It's crucial to remember that data, especially large data sets, has gravity. While WANs are significantly faster than they were 20 years ago, data volumes have grown at an even faster pace. The rate of data growth far outstrips the expansion of network links. Data grows faster than Moore’s Law, and Moore’s Law grows much faster than WAN links. Even if network links could keep pace with Moore’s Law, at some point the CAP theorem becomes a limit to scale. Consistency, Availability, and Partition tolerance becomes really hard to handle at scale and across inter-site data center links. Some very specific applications, typically read-only or in the content distribution niche can handle this; most real applications can’t.
The challenge of moving data to data centers across distances invariably leads to a battle against network limitations. Physics imposes constraints that are difficult to overcome, regardless of what you call your data prefetching technique. While AFS-like global namespaces with old-school opportunistic locking semantics might be suitable for niche applications like data distribution, their potential to become the dominant computing paradigm is implausible.
This doesn’t mean I don't think highly of ideas like replication of data for protection or distributed erasure coding in availability zones for object storage resiliency. These ideas work well and belong in a special category of recovery techniques, but they aren’t exactly what people mean when they say global namespaces.
Content distribution itself is a niche use case, and with the increasing prevalence of dynamically generated content by GPUs, the role of storage in this context diminishes. It is true that GPUs are a scarce commodity and moving data to where a GPU is may be a required Band-Aid for supply chain constraints, but the GPU scarcity will be short-lived enough that it’s unlikely to lead to a meaningful and lasting architectural change.
One of the most intriguing distributed systems with a compelling namespace in recent years is Google's Spanner. Google, having the advantage of building applications from scratch, addressed some of the most challenging problems in distributed storage. They recognized that many queries could be answered using older data. Consequently, they designed their storage system to be queryable at any point in time. This innovative approach allowed applications to determine whether to wait for the most current data or utilize older data to answer queries. While this is a remarkable technique, only a few companies globally possess the resources to build and maintain such a system since the application must be modified to interact with the system; traditional read/write semantics doesn’t work in such a system.
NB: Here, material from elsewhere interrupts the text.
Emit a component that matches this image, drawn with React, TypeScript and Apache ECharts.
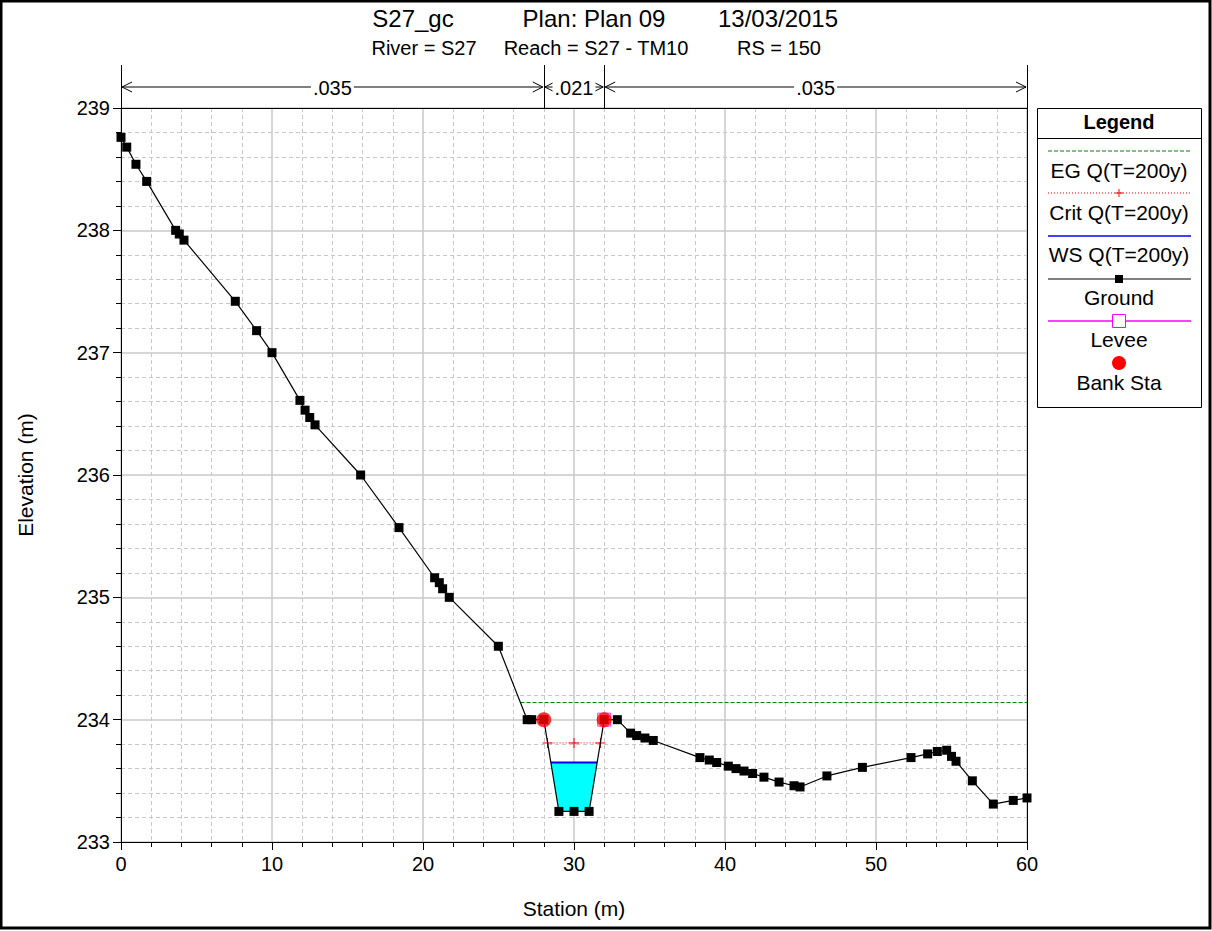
import React, { useEffect, useRef } from "react";
import * as echarts from "echarts";

// Ground profile
const stations = [0, 0.38, 0.99, 1.7, 3.62, 3.86, 4.17, 7.57, 8.98, 10.0, 11.85, 12.19, 12.5, 12.85, 15.87, 18.41, 20.77, 21.08, 21.3, 21.74, 24.99, 26.9, 27.2, 28.0, 29.0, 30.0, 31.0, 32.0, 32.87, 33.75, 34.15, 34.7, 35.25, 38.34, 38.96, 39.45, 40.22, 40.73, 41.26, 41.83, 42.58, 43.58, 44.57, 44.97, 46.75, 49.1, 52.32, 53.42, 54.06, 54.68, 55.0, 55.3, 56.38, 57.77, 59.09, 60.0];
const elevations = [238.76, 238.68, 238.54, 238.4, 238.0, 237.97, 237.92, 237.42, 237.18, 237.0, 236.61, 236.53, 236.47, 236.41, 236.0, 235.57, 235.16, 235.12, 235.07, 235.0, 234.6, 234.0, 234.0, 234.0, 233.25, 233.25, 233.25, 234.0, 234.0, 233.89, 233.87, 233.85, 233.83, 233.69, 233.67, 233.65, 233.62, 233.6, 233.58, 233.56, 233.53, 233.49, 233.46, 233.45, 233.54, 233.61, 233.69, 233.72, 233.74, 233.75, 233.7, 233.66, 233.5, 233.31, 233.34, 233.36];

const bankStations = [28.0, 32.0];
const bankElevations = [234.0, 234.0];
const leveeStations = [32.0];
const leveeElevations = [234.0];

const egStations = [26.46, 60];
const egElevations = [234.14, 234.14];
const critStations = [28.25, 30.0, 31.75];
const critElevations = [233.81, 233.81, 233.81];
const wsStations = [28.47, 31.53];
const wsElevations = [233.65, 233.65];
const waterStations = [28.47, 29.0, 30.0, 31.0, 31.53];
const waterElevations = [233.65, 233.25, 233.25, 233.25, 233.65];

const nBreaks = [0, 28, 32, 60];
const nValues = [".035", ".021", ".035"];

const legendNames = ["EG Q(T=200y)", "Crit Q(T=200y)", "WS Q(T=200y)", "Ground", "Levee", "Bank Sta"];

const titleParts = ["S27_gc", "Plan: Plan 09", "13/03/2015"];
const subtitleParts = ["River = S27", "Reach = S27 - TM10", "RS = 150"];

const X_MIN = 0, X_MAX = 60, X_INT = 10;
const Y_MIN = 233, Y_MAX = 239, Y_INT = 1;

const FONT = "'Liberation Sans', Arial, sans-serif";

const zip = (xs: number[], ys: number[]) => xs.map((x, i) => [x, ys[i]]);

export default function App() {
  const ref = useRef<HTMLDivElement>(null);
  useEffect(() => {
    document.body.style.margin = "0";
    const chart = echarts.init(ref.current!, null, { renderer: "svg" });
    const plusPath = "path://M4.5,0H5.5V4.5H10V5.5H5.5V10H4.5V5.5H0V4.5H4.5Z";
    const axisCommon = {
      type: "value",
      axisLine: { show: true, onZero: false, lineStyle: { color: "#000", width: 1 } },
      axisTick: { show: true, length: 8, lineStyle: { color: "#000" } },
      minorTick: { show: true, splitNumber: 5, length: 5, lineStyle: { color: "#000" } },
      splitLine: { show: true, lineStyle: { color: "#c8c8c8", width: 1.5 } },
      minorSplitLine: { show: true, lineStyle: { color: "#c8c8c8", width: 1, type: [4, 3] } },
      axisLabel: { color: "#000", fontSize: 20, fontFamily: FONT },
    };
    const waterData = zip(waterStations, waterElevations);
    const option: any = {
      animation: false,
      backgroundColor: "#fff",
      grid: { left: 121, right: 185, top: 108, bottom: 89, containLabel: false },
      xAxis: [
        { ...axisCommon, min: X_MIN, max: X_MAX, interval: X_INT, position: "bottom", axisLabel: { ...axisCommon.axisLabel, margin: 12 } },
        { type: "value", min: X_MIN, max: X_MAX, position: "top", axisLine: { show: true, onZero: false, lineStyle: { color: "#000" } }, axisTick: { show: false }, axisLabel: { show: false }, splitLine: { show: false } },
      ],
      yAxis: [
        { ...axisCommon, min: Y_MIN, max: Y_MAX, interval: Y_INT, position: "left", axisLabel: { ...axisCommon.axisLabel, margin: 11 } },
        { type: "value", min: Y_MIN, max: Y_MAX, position: "right", axisLine: { show: true, onZero: false, lineStyle: { color: "#000" } }, axisTick: { show: false }, axisLabel: { show: false }, splitLine: { show: false } },
      ],
      series: [
        {
          type: "custom",
          name: "Water",
          data: waterData,
          z: 1,
          renderItem: (params: any, api: any) => {
            if (params.dataIndex !== 0) return null;
            const pts = waterData.map((p) => api.coord(p));
            return { type: "polygon", shape: { points: pts }, style: { fill: "#00ffff", stroke: "none" } };
          },
        },
        { type: "line", name: "EG Q(T=200y)", data: zip(egStations, egElevations), symbol: "none", lineStyle: { color: "#008000", width: 1, type: [4, 2] }, z: 2 },
        { type: "line", name: "Crit Q(T=200y)", data: zip(critStations, critElevations), symbol: plusPath, symbolSize: 10, itemStyle: { color: "#ff0000" }, lineStyle: { color: "#ff0000", width: 1, type: [1, 2] }, z: 3 },
        { type: "line", name: "WS Q(T=200y)", data: zip(wsStations, wsElevations), symbol: "none", lineStyle: { color: "#0000ff", width: 2 }, z: 4 },
        { type: "line", name: "Ground", data: zip(stations, elevations), symbol: "rect", symbolSize: 9, itemStyle: { color: "#000" }, lineStyle: { color: "#000", width: 1.2 }, z: 5 },
        { type: "scatter", name: "Levee", data: zip(leveeStations, leveeElevations), symbol: "rect", symbolSize: 13, itemStyle: { color: "rgba(0,0,0,0)", borderColor: "#ff00ff", borderWidth: 1 }, z: 6 },
        { type: "scatter", name: "Bank Sta", data: zip(bankStations, bankElevations), symbol: "circle", symbolSize: 15, itemStyle: { color: "#ff0000" }, z: 7 },
      ],
    };
    chart.setOption(option);

    const px = (v: number) => chart.convertToPixel({ xAxisIndex: 0 }, v) as number;
    const plotTop = chart.convertToPixel({ yAxisIndex: 0 }, Y_MAX) as number;
    const arrowY = 87;
    const g: any[] = [];
    // outer border
    g.push({ type: "rect", shape: { x: 1, y: 1, width: 1209, height: 927 }, style: { fill: "none", stroke: "#000", lineWidth: 3 }, z: 100 });
    // titles
    const titleX = [413, 594, 778];
    titleParts.forEach((t, i) => g.push({ type: "text", x: titleX[i], y: 18, style: { text: t, fill: "#000", font: `24px ${FONT}`, textAlign: "center", textVerticalAlign: "middle" } }));
    const subX = [424, 596, 779];
    subtitleParts.forEach((t, i) => g.push({ type: "text", x: subX[i], y: 48, style: { text: t, fill: "#000", font: `20px ${FONT}`, textAlign: "center", textVerticalAlign: "middle" } }));
    // axis names
    g.push({ type: "text", x: 25, y: 475, rotation: Math.PI / 2, style: { text: "Elevation (m)", fill: "#000", font: `21px ${FONT}`, textAlign: "center", textVerticalAlign: "middle" } });
    g.push({ type: "text", x: 574, y: 908, style: { text: "Station (m)", fill: "#000", font: `21px ${FONT}`, textAlign: "center", textVerticalAlign: "middle" } });
    // Manning's n annotations
    nBreaks.forEach((b) => {
      const x = Math.round(px(b)) + 0.5;
      g.push({ type: "line", shape: { x1: x, y1: 65, x2: x, y2: plotTop }, style: { stroke: "#000", lineWidth: 1 } });
    });
    nValues.forEach((v, i) => {
      const xa = px(nBreaks[i]);
      const xb = px(nBreaks[i + 1]);
      g.push({ type: "line", shape: { x1: xa + 1, y1: arrowY, x2: xb - 1, y2: arrowY }, style: { stroke: "#000", lineWidth: 1 } });
      g.push({ type: "polyline", shape: { points: [[xa + 11, arrowY - 5], [xa + 1, arrowY], [xa + 11, arrowY + 5]] }, style: { stroke: "#000", fill: "none", lineWidth: 1 } });
      g.push({ type: "polyline", shape: { points: [[xb - 11, arrowY - 5], [xb - 1, arrowY], [xb - 11, arrowY + 5]] }, style: { stroke: "#000", fill: "none", lineWidth: 1 } });
      g.push({ type: "text", x: (xa + xb) / 2, y: arrowY + 1, z: 10, style: { text: v, fill: "#000", font: `20px ${FONT}`, textAlign: "center", textVerticalAlign: "middle", backgroundColor: "#fff", padding: [0, 2] } });
    });
    // legend box
    const LX = 1037, LY = 108, LW = 164, LH = 299, CX = LX + LW / 2;
    g.push({ type: "rect", shape: { x: LX + 0.5, y: LY + 0.5, width: LW, height: LH }, style: { fill: "#fff", stroke: "#000", lineWidth: 1 } });
    g.push({ type: "line", shape: { x1: LX, y1: 138.5, x2: LX + LW, y2: 138.5 }, style: { stroke: "#000", lineWidth: 1 } });
    g.push({ type: "text", x: CX, y: 122, style: { text: "Legend", fill: "#000", font: `bold 20px ${FONT}`, textAlign: "center", textVerticalAlign: "middle" } });
    const lineYs = [151, 193, 236, 279, 321, 363];
    const textYs = [170, 212, 254, 297, 339, 382];
    const x1 = LX + 11, x2 = LX + LW - 10;
    g.push({ type: "line", shape: { x1, y1: lineYs[0], x2, y2: lineYs[0] }, style: { stroke: "#008000", lineWidth: 1, lineDash: [4, 2] } });
    g.push({ type: "line", shape: { x1, y1: lineYs[1], x2, y2: lineYs[1] }, style: { stroke: "#ff0000", lineWidth: 1, lineDash: [1, 2] } });
    g.push({ type: "line", shape: { x1: CX - 4, y1: lineYs[1], x2: CX + 4, y2: lineYs[1] }, style: { stroke: "#ff0000", lineWidth: 1 } });
    g.push({ type: "line", shape: { x1: CX, y1: lineYs[1] - 4, x2: CX, y2: lineYs[1] + 4 }, style: { stroke: "#ff0000", lineWidth: 1 } });
    g.push({ type: "line", shape: { x1, y1: lineYs[2], x2, y2: lineYs[2] }, style: { stroke: "#0000ff", lineWidth: 1.5 } });
    g.push({ type: "line", shape: { x1, y1: lineYs[3], x2, y2: lineYs[3] }, style: { stroke: "#000", lineWidth: 1.2 } });
    g.push({ type: "rect", shape: { x: CX - 4, y: lineYs[3] - 4, width: 8, height: 8 }, style: { fill: "#000" } });
    g.push({ type: "line", shape: { x1, y1: lineYs[4], x2, y2: lineYs[4] }, style: { stroke: "#ff00ff", lineWidth: 1.5 } });
    g.push({ type: "rect", shape: { x: CX - 6.5, y: lineYs[4] - 6.5, width: 13, height: 13 }, style: { fill: "#fff", stroke: "#ff00ff", lineWidth: 1 } });
    g.push({ type: "circle", shape: { cx: CX, cy: lineYs[5], r: 7 }, style: { fill: "#ff0000" } });
    legendNames.forEach((n, i) => g.push({ type: "text", x: CX, y: textYs[i], style: { text: n, fill: "#000", font: `21px ${FONT}`, textAlign: "center", textVerticalAlign: "middle" } }));

    chart.setOption({ graphic: g });
    return () => chart.dispose();
  }, []);
  return <div ref={ref} style={{ position: "absolute", left: 0, top: 0, width: 1212, height: 931, background: "#fff" }} />;
}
Moore's Law continues to drive advancements in GPUs, the most data-intensive processors available, and as a result, we're only at the beginning of exploring the possibilities of GPU computing in enterprise data centers. As GPUs become the dominant computing form, we will either recompute the data directly, or data gravity will make it so that the compute resource will execute close to where data lives.
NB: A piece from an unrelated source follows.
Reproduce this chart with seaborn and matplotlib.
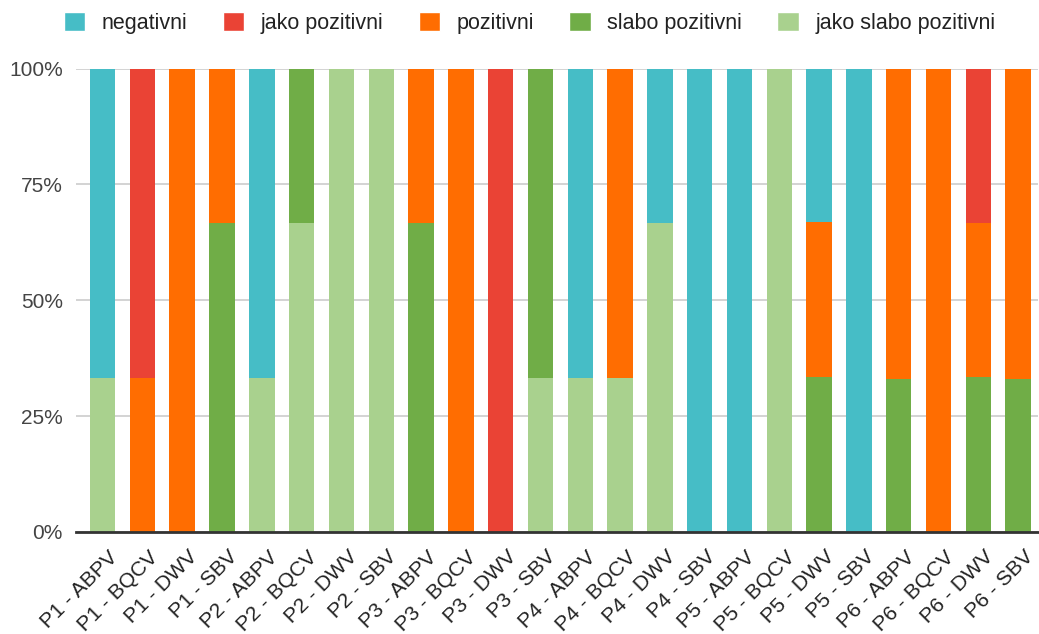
import numpy as np
import pandas as pd
import seaborn as sns
import matplotlib.pyplot as plt
from matplotlib.patches import Patch
from matplotlib.ticker import FuncFormatter
from matplotlib.transforms import ScaledTranslation

categories = ["P1 - ABPV", "P1 - BQCV", "P1 - DWV", "P1 - SBV",
              "P2 - ABPV", "P2 - BQCV", "P2 - DWV", "P2 - SBV",
              "P3 - ABPV", "P3 - BQCV", "P3 - DWV", "P3 - SBV",
              "P4 - ABPV", "P4 - BQCV", "P4 - DWV", "P4 - SBV",
              "P5 - ABPV", "P5 - BQCV", "P5 - DWV", "P5 - SBV",
              "P6 - ABPV", "P6 - BQCV", "P6 - DWV", "P6 - SBV"]

# udjeli u % (od dna prema vrhu stupca)
jako_slabo_pozitivni = [33.3, 0, 0, 0, 33.3, 66.7, 100, 100, 0, 0, 0, 33.3,
                        33.3, 33.3, 66.7, 0, 0, 100, 0, 0, 0, 0, 0, 0]
slabo_pozitivni = [0, 0, 0, 66.7, 0, 33.3, 0, 0, 66.7, 0, 0, 66.7,
                   0, 0, 0, 0, 0, 0, 33.5, 0, 33.0, 0, 33.5, 33.0]
pozitivni = [0, 33.3, 100, 33.3, 0, 0, 0, 0, 33.3, 100, 0, 0,
             0, 66.7, 0, 0, 0, 0, 33.3, 0, 67.0, 100, 33.2, 67.0]
jako_pozitivni = [0, 66.7, 0, 0, 0, 0, 0, 0, 0, 0, 100, 0,
                  0, 0, 0, 0, 0, 0, 0, 0, 0, 0, 33.3, 0]
negativni = [66.7, 0, 0, 0, 66.7, 0, 0, 0, 0, 0, 0, 0,
             66.7, 0, 33.3, 100, 100, 0, 33.2, 100, 0, 0, 0, 0]

series = {
    "jako slabo pozitivni": jako_slabo_pozitivni,
    "slabo pozitivni": slabo_pozitivni,
    "pozitivni": pozitivni,
    "jako pozitivni": jako_pozitivni,
    "negativni": negativni,
}
colors = {
    "negativni": "#46bdc6",
    "jako pozitivni": "#ea4335",
    "pozitivni": "#ff6d01",
    "slabo pozitivni": "#70ad47",
    "jako slabo pozitivni": "#a9d18e",
}

sns.set_theme(style="white")
plt.rcParams["font.family"] = ["Liberation Sans", "DejaVu Sans"]

df = pd.DataFrame(series, index=categories)
cum = df.cumsum(axis=1)

fig = plt.figure(figsize=(10.39, 6.34), dpi=100)
ax = fig.add_axes([0.0731, 0.1609, 0.926, 0.731])

# crtamo kumulativne sume od vrha prema dnu da se preklapaju
for name in reversed(list(series.keys())):
    sns.barplot(x=categories, y=cum[name].values, color=colors[name],
                width=0.64, saturation=1, linewidth=0, ax=ax, zorder=2)

ax.set_ylim(0, 100)
ax.set_xlim(-0.67, len(categories) - 0.5)
ax.set_yticks([0, 25, 50, 75, 100])
ax.yaxis.set_major_formatter(FuncFormatter(lambda v, p: f"{int(v)}%"))
ax.grid(axis="y", color="#cccccc", linewidth=1.2, zorder=0)
ax.set_axisbelow(True)
for s in ["top", "right", "left"]:
    ax.spines[s].set_visible(False)
ax.spines["bottom"].set_color("#333333")
ax.spines["bottom"].set_linewidth(2)
ax.spines["bottom"].set_zorder(3)
ax.tick_params(axis="y", labelsize=15, colors="#444444", length=0, pad=9.5)
ax.tick_params(axis="x", labelsize=15.2, colors="#222222", length=0, pad=11)
shift = ScaledTranslation(6 / 100, 0, fig.dpi_scale_trans)
for lab in ax.get_xticklabels():
    lab.set_rotation(45)
    lab.set_ha("right")
    lab.set_va("top")
    lab.set_rotation_mode("anchor")
    lab.set_transform(lab.get_transform() + shift)
ax.set_xlabel("")
ax.set_ylabel("")

legend_order = ["negativni", "jako pozitivni", "pozitivni",
                "slabo pozitivni", "jako slabo pozitivni"]
handles = [Patch(facecolor=colors[n], label=n) for n in legend_order]
fig.legend(handles=handles, loc="center", bbox_to_anchor=(0.5096, 1 - 23 / 634),
           ncol=5, frameon=False, fontsize=15.5, handlelength=1.0,
           handleheight=1.0, columnspacing=1.65, handletextpad=0.75,
           labelcolor="#222222", borderaxespad=0)

fig.savefig("out.png", dpi=100)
Despite industry buzz around global namespaces, history has shown that data gravity, network limitations, and consistency challenges impose real barriers to widespread adoption. While niche applications may benefit, enterprise leaders should remain skeptical of solutions that claim to eliminate fundamental storage constraints. Instead, the real shift to watch is how compute resources move closer to data—whether through GPUs or architectural shifts that prioritize locality. In this era, just like in past eras, placing compute resources in proximity to storage will remain the dominant architecture—betting against data gravity is a fool's errand.